These two are my greatest joy and no doubt my greatest challenge. Sometimes, I wonder how on the earth God saw me fit to handle them. And then I realize, I'm supposed to parent in Christ who strengthens me. Joy is something that sometimes I struggle with in the daily reality of chasing Reese when she is running into the cul-de-sac or administering the 3rd spanking of the morning or having a screaming 15 month old in Trader Joes bc she wants to run around or trying to make lunch amidst endless requests for things and refereeing sibling fights. Sometimes I just want to scream, "I'm not good at this!!! Make it stop!!!!!" Anybody?

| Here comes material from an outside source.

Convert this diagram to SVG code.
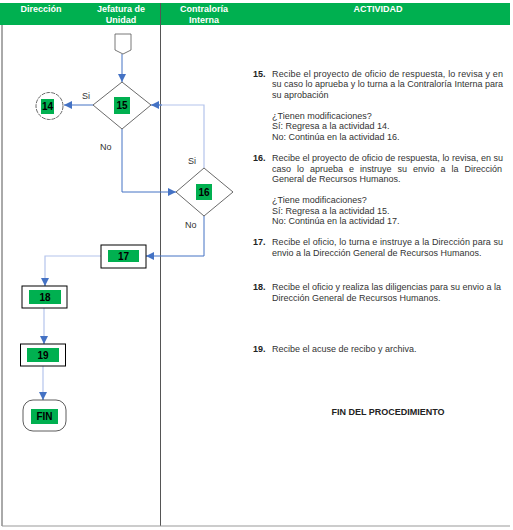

This is how I feel "in the natural". But I know that as a Christian, the natural is not the end for me. Something that has really helped me is the scripture Psalm 16:11 it says "In His presence is fullness of joy." I don't know about you but I need some JOY! Where do we go when circumstances leave us without joy? In God's presence. How do we get there? That's probably different for different people. But for me, I'm trying to be better about getting a little time in here and there with my bible. It doesn't have to be a big study, just a quick moment with a scripture. I try to read about the promises of God and let my mind dwell on it. Another thing has been having Christian music on, in the car and in the house. It really puts my heart in a different "posture"? Then of course, being at church is a great way to feel God's presence.
So here I am. Trying to do the best I can for my kids despite my weaknesses. Failing sometimes. Successful sometimes. Praying & desperate for God always.